DiGiulian Redpoints Third 5.14c
UPDATED: 9/20/11 – After being in Spain for about three weeks, Sasha DiGiulian has accumulated quite the ticklist (perhaps record breaking?). Many of her ascents have been onsight or second-try. Today and yesterday, she climbed Aitzol (5.14b) and Flash Over (5.14a) both second-try in Margalef. Last week, she onsighted Just Married and Highway 42 (both 5.13d) in Bielsa.
Her list also includes two more 5.14a’s—Ixeia (second try) and Geminis—Les Chacals (5.13d) on her second try, a flash of Florida L 1 (5.13c), Lola (5.13c), and La Mujer, Los Niños, y el V Degree (5.13c, second try).
So far in Spain, she’s sent one 5.14c, one 5.14b, four 5.14a’s, four 5.13d’s, and four 5.13c’s.

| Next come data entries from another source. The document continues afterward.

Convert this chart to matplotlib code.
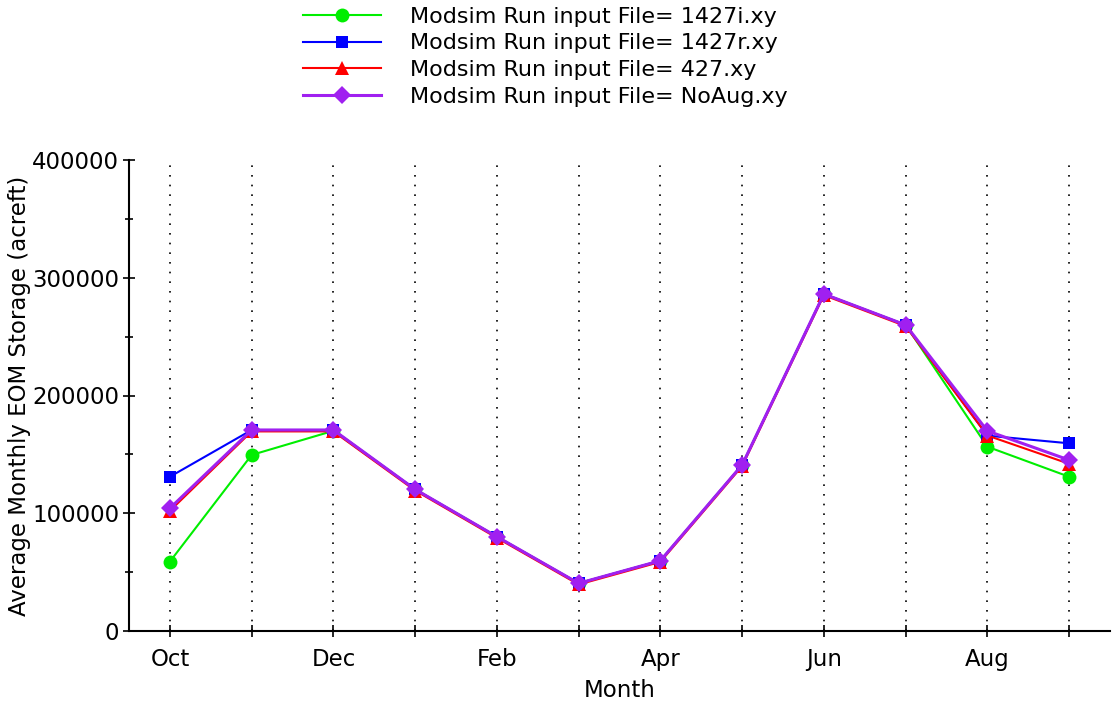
import matplotlib
matplotlib.use("Agg")
import matplotlib.pyplot as plt
from matplotlib.ticker import MultipleLocator

plt.rcParams['font.family'] = ['DejaVu Sans']

months = ['Oct', 'Nov', 'Dec', 'Jan', 'Feb', 'Mar', 'Apr', 'May', 'Jun', 'Jul', 'Aug', 'Sep']
tick_labels = ['Oct', '', 'Dec', '', 'Feb', '', 'Apr', '', 'Jun', '', 'Aug', '']

s_1427i = [58900, 149500, 170000, 120300, 80100, 40500, 59700, 141000, 286200, 259900, 156500, 131000]
s_1427r = [131000, 170700, 170700, 120300, 80100, 40500, 59700, 141000, 286200, 259900, 165900, 159400]
s_427 = [102000, 169500, 169500, 119300, 79100, 39500, 58700, 140000, 285200, 258900, 166000, 142000]
s_noaug = [104200, 170700, 170700, 120300, 80100, 40500, 59700, 141000, 286200, 259900, 169900, 145200]

series = [
    ('Modsim Run input File= 1427i.xy', s_1427i, '#00ee00', 'o', 1.5, 10),
    ('Modsim Run input File= 1427r.xy', s_1427r, '#0000ff', 's', 1.5, 9),
    ('Modsim Run input File= 427.xy', s_427, '#ff0000', '^', 1.5, 10),
    ('Modsim Run input File= NoAug.xy', s_noaug, '#a020f0', 'D', 2.2, 9),
]

fig = plt.figure(figsize=(11.18, 7.03), dpi=100)
ax = fig.add_axes([129/1118, 72/703, (1110-129)/1118, (631-160)/703])

x = list(range(len(months)))
for label, vals, color, marker, lw, ms in series:
    ax.plot(x, vals, color=color, marker=marker, markersize=ms, linewidth=lw,
            label=label, markeredgewidth=0)

ax.set_xlim(-0.5, 11.5)
ax.set_ylim(0, 400000)
ax.set_xticks(x)
ax.set_xticklabels(tick_labels)
ax.yaxis.set_major_locator(MultipleLocator(100000))
ax.yaxis.set_minor_locator(MultipleLocator(50000))
ax.tick_params(axis='both', which='both', direction='inout', length=8, width=1.2,
               labelsize=16.5)
ax.tick_params(axis='x', pad=8)
ax.tick_params(axis='y', which='minor', length=6)
ax.tick_params(axis='y', pad=3)

for xi in x:
    ax.axvline(xi, color='black', linestyle=(0, (1, 4.8)), linewidth=1.2, zorder=0)

for sp in ['top', 'right']:
    ax.spines[sp].set_visible(False)
for sp in ['left', 'bottom']:
    ax.spines[sp].set_linewidth(1.5)

ax.set_xlabel('Month', fontsize=16.5, labelpad=6)
ax.set_ylabel('Average Monthly EOM Storage (acreft)', fontsize=16.5, labelpad=1)

handles, labels = ax.get_legend_handles_labels()
fig.legend(handles, labels, loc='upper left', bbox_to_anchor=(294/1118, 1.003),
           frameon=False, fontsize=16, handlelength=3.5, handletextpad=1.3,
           labelspacing=0.3, borderaxespad=0.0)

fig.savefig('out.png', dpi=100)
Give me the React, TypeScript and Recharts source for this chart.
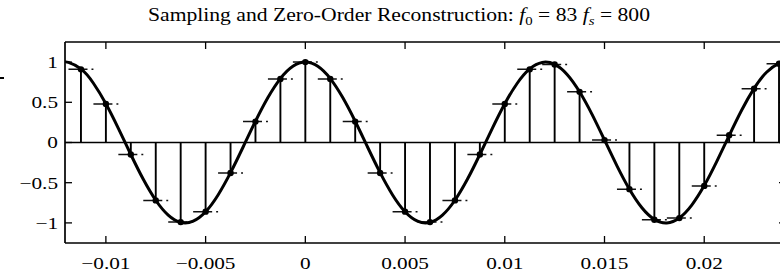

Whew.
See her blog for more details.
UPDATED: 9/7/11 – Sasha DiGiulian had an even more productive time today in Spain. She onsighted Maskoking (5.14a)—even though a foothold broke at the top—Eclipse Cerebral (5.13d), and True Crime (5.13b). "Climbing is FUN!" she said. "The psych continues!" This could be her most impressive day of climbing outside so far.
9/6/11 – Sasha DiGiulian had a productive Labor Day weekend in Rodellar, Spain, where she climbed Cosi Fan Tutte (5.14c), at the La Piscineta sector. This is the 18-year-old’s third climb of the grade; she climbed Lucifer and Southern Smoke at the Red River Gorge back in March. She needed only four attempts to redpoint Cosi.
Cosi was the "most beautiful climb I’ve ever been on," she said on her blog. The 180-foot climb starts as 5.13c—which she onsighted—and follows a steep wall on a black tufa. Then comes the first crux, which DiGiulian says was the most difficult part of the route. "It involves a burly move from an undercling to a weirdly shaped pocket-crimp, then you hold your core tension to grab a sloped ball-type hold, move your feet so that your body is positioned well, and stab out to a crimpy undercling," she said. Cosi then climbs through several boulder problems with a good rest, followed by the next crux, where "I make my way up some crimpers, reach up into a sloped small undercling, move my feet up, and make a powerful move into a good pinch," she said.
After the second crux, the line moves into several big moves on good holds, then turns a lip onto a slab that you "pull over and almost mantel up on top of, and stand up to the finish jug that you happily clip the anchors from," DiGiulian said.
She found it crucial to climb Cosi Fan Tutte quickly and smoothly with precise footwork. "You can’t think of the potential of being pumped or falling, and for me, I can’t lose my momentum before the long moves," she said.
DiGiulian plans to spend most of September in Spain. Last weekend, she took third in the Youth World Championships in Imst, Austria.